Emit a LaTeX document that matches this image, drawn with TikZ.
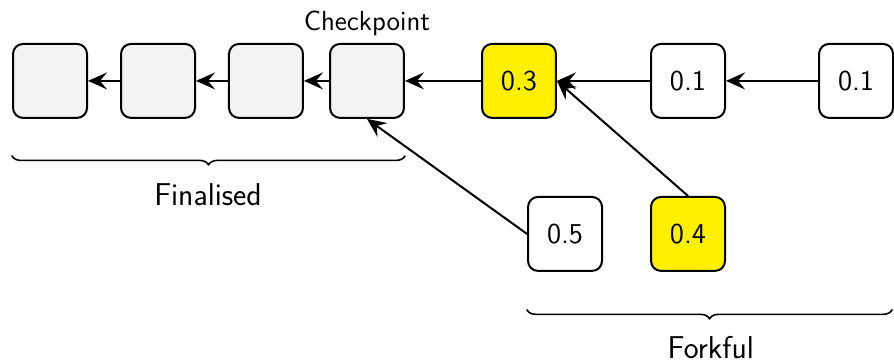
\documentclass[tikz,border=0pt]{standalone}
\usetikzlibrary{positioning,decorations.pathreplacing,arrows.meta}
\definecolor{fingrey}{RGB}{242,243,245}
\definecolor{voteyellow}{RGB}{255,240,0}
\begin{document}
\begin{tikzpicture}[line join=round,line cap=round,>={Stealth[length=9.5pt,width=8.5pt,inset=3.5pt]},font=\sffamily\Large,
blk/.style={draw,line width=1pt,rounded corners=5pt,minimum size=1.3cm,inner sep=0pt},
fin/.style={blk,fill=fingrey},
hot/.style={blk,fill=voteyellow},
brc/.style={decorate,decoration={brace,mirror,amplitude=4.5pt},line width=0.8pt},
bracetext/.style={font=\sffamily\fontsize{15.8}{18}\selectfont}]
\useasboundingbox (0,0) rectangle (15.71,6.36);
% finalised part of the chain
\node[fin] (f1) at (0.879,4.938) {};
\node[fin] (f2) at (2.777,4.938) {};
\node[fin] (f3) at (4.674,4.938) {};
\node[fin] (cp) at (6.449,4.938) {};
\node[font=\sffamily\fontsize{13.8}{16}\selectfont,above=0pt of cp] (cplabel) {Checkpoint};
% blocks after the checkpoint
\node[hot] (b3) at (9.120,4.938) {0.3};
\node[blk] (b1) at (12.090,4.938) {0.1};
\node[blk] (b1r) at (15.043,4.938) {0.1};
\node[blk] (b5) at (9.929,2.249) {0.5};
\node[hot] (b4) at (12.090,2.249) {0.4};
\draw[->,line width=1pt] (f2)--(f1);
\draw[->,line width=1pt] (f3)--(f2);
\draw[->,line width=1pt] (cp)--(f3);
\draw[->,line width=1pt] (b3)--(cp);
\draw[->,line width=1pt] (b1)--(b3);
\draw[->,line width=1pt] (b1r)--(b1);
\draw[->,line width=1pt] (b5.west)--(cp.south);
\draw[->,line width=1pt] (b4.north)--(b3.east);
% braces
\coordinate (finL) at (0.211,3.62);
\coordinate (finR) at (7.117,3.62);
\coordinate (forkL) at (9.261,0.915);
\coordinate (forkR) at (15.675,0.915);
\draw[brc] (finL)--(finR);
\draw[brc] (forkL)--(forkR);
\node[bracetext] (finlabel) at (3.655,2.935) {Finalised};
\node[bracetext] (forklabel) at (12.49,0.26) {Forkful};
\end{tikzpicture}
\end{document}
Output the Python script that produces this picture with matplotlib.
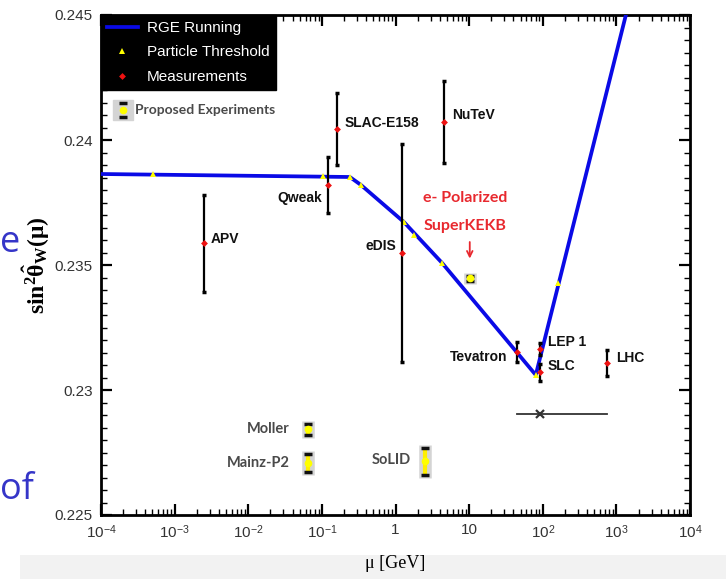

Your instructions
Every entry above needs to be retyped exactly; drop the pictures.

Correct answer
Emit a LaTeX document that matches this image, drawn with TikZ.
\documentclass[tikz,border=0pt]{standalone}
\usetikzlibrary{positioning,decorations.pathreplacing,arrows.meta}
\definecolor{fingrey}{RGB}{242,243,245}
\definecolor{voteyellow}{RGB}{255,240,0}
\begin{document}
\begin{tikzpicture}[line join=round,line cap=round,>={Stealth[length=9.5pt,width=8.5pt,inset=3.5pt]},font=\sffamily\Large,
blk/.style={draw,line width=1pt,rounded corners=5pt,minimum size=1.3cm,inner sep=0pt},
fin/.style={blk,fill=fingrey},
hot/.style={blk,fill=voteyellow},
brc/.style={decorate,decoration={brace,mirror,amplitude=4.5pt},line width=0.8pt},
bracetext/.style={font=\sffamily\fontsize{15.8}{18}\selectfont}]
\useasboundingbox (0,0) rectangle (15.71,6.36);
% finalised part of the chain
\node[fin] (f1) at (0.879,4.938) {};
\node[fin] (f2) at (2.777,4.938) {};
\node[fin] (f3) at (4.674,4.938) {};
\node[fin] (cp) at (6.449,4.938) {};
\node[font=\sffamily\fontsize{13.8}{16}\selectfont,above=0pt of cp] (cplabel) {Checkpoint};
% blocks after the checkpoint
\node[hot] (b3) at (9.120,4.938) {0.3};
\node[blk] (b1) at (12.090,4.938) {0.1};
\node[blk] (b1r) at (15.043,4.938) {0.1};
\node[blk] (b5) at (9.929,2.249) {0.5};
\node[hot] (b4) at (12.090,2.249) {0.4};
\draw[->,line width=1pt] (f2)--(f1);
\draw[->,line width=1pt] (f3)--(f2);
\draw[->,line width=1pt] (cp)--(f3);
\draw[->,line width=1pt] (b3)--(cp);
\draw[->,line width=1pt] (b1)--(b3);
\draw[->,line width=1pt] (b1r)--(b1);
\draw[->,line width=1pt] (b5.west)--(cp.south);
\draw[->,line width=1pt] (b4.north)--(b3.east);
% braces
\coordinate (finL) at (0.211,3.62);
\coordinate (finR) at (7.117,3.62);
\coordinate (forkL) at (9.261,0.915);
\coordinate (forkR) at (15.675,0.915);
\draw[brc] (finL)--(finR);
\draw[brc] (forkL)--(forkR);
\node[bracetext] (finlabel) at (3.655,2.935) {Finalised};
\node[bracetext] (forklabel) at (12.49,0.26) {Forkful};
\end{tikzpicture}
\end{document}
Output the Python script that produces this picture with matplotlib.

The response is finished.